【登録 2003/11/20】  
紙田治一 遺稿[ 家系と生い立ち ]


(生い立ち)


5 (医師への道を切り拓く)


 私は陸軍判任官筆生になって、生活も、寮内生活から下宿生活へと変わった。
 日曜日や祝祭日にによく旅行をした。名古屋市内や岐阜市、伊勢や奈良、大阪、京都に遊びに行った。
 配給品もチケットが普通の工員の2倍になった。酒も上級酒が配給されたので出征壮行会に持参して、幹事を引き受けていたものだった。
 守衛の正門の持ち物検査はもちろんなしであった。

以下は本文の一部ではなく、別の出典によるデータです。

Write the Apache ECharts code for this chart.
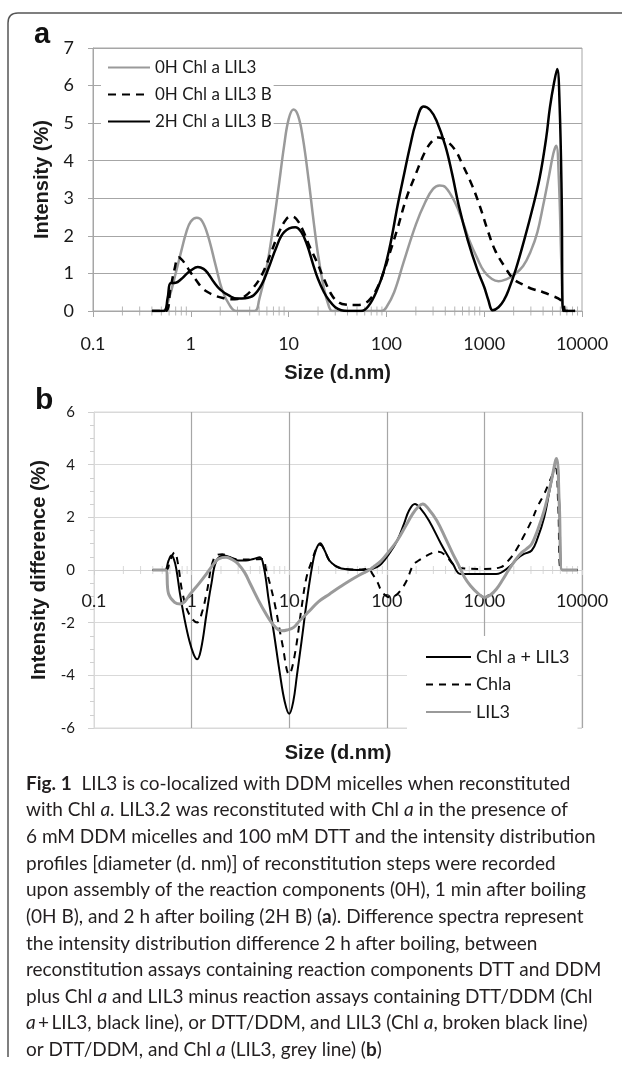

だから、ときどき、寮内の親しい工員の買物を頼まれた。
 私は専験(現在の大験)をパスしていたが、必須の軍事教練の時間が足りないので、所内の青年学校に編入して、貰った。
 毎週土曜の午後、柔道、剣道、射撃の練習が軍事訓練であった。剣道初段、柔道2段、射撃上級になっていた。
 もし試験を受ければ兵科(歩兵)の見習士官、少尉へとなれる道があったが、軍医ならなりたいが、その他の兵科は、近視なのと、好きでないのと、陸軍兵器廠造兵廠にいるので、兵役は志願でもしなければ、20歳まで兵役に服する必要はなかった。もちろん、学徒入隊しての幹部候補生の試験を受けるつもりはなかった。

 だが、昭和18年4月に関東軍の委託軍医学生公募があり、その試験を受けて、合格の通知が5月1日に届いた。
 19年1月15日に新京市の関東軍司令部衛生部に集合するように決まっていた。
 その年の5月25日、石川県松任町で、徴兵検査を受けて第一乙種合格となった。
 徴兵官に希望兵科はと尋ねられ、「陸軍軍医です。関東軍の軍医委託学生に合格して、来年1月15日に渡満します」と答えたら、徴兵官は「軍医は医大か医専を出ないとなれない」と言ったので、「4月に関東軍の軍医委託学生の試験に合格しています」と再度答えた。
「これから医大に入るのは、兵役猶予ができないと難しい。まず関東軍に現役で入って上申した方が早い。特に年内に入隊できるよう記載しておこう」とのこと。
 それで関東軍に入営が決まった。
 12月20日に広島に集結して、博多から玄海灘を渡海して釜山に上陸して、渡満してノンジャンの歩兵聯隊に入隊した。
 しかし、1期の歩兵訓練が終わるまで上申は出来なかった。(最初のノンジャンの歩兵部隊は3月に南方に出動したので、ソンゴー(遜呉)の歩兵部隊に移され、1月訓練を受けたため)
 4月15日、原隊であるノンジャン陸軍病院へ復帰した。直ちに上申したが、司令部に問い合わせると、時すでに遅しで、委託学生が集まらず今年は延期になっていた。しかたなく2期の衛生教育を受けた。陸軍の判任官(下士官)で衛生兵であった。
 19年6月10日、衛生兵長で新京の蒙家屯の関東軍衛生幹部教育隊へ派遣され、入隊した。教育隊では衛生下士官教育と軍医教育(軍陣医学教育)を特別に並行して受けた。
 軍医教育の教官はそうけ島寿一軍医中尉が1対で教育に当たった。
 8月15日に見習士官となり、ジャムス医科大学に派遣されて2年生に編入学が決まっていた。
 8月9日、ソ連軍の満洲進攻、15日敗戦、終戦となって、医科大学の教育を受けることが出来なかった。
 だが学籍はジャムス医科大学の2年生であった。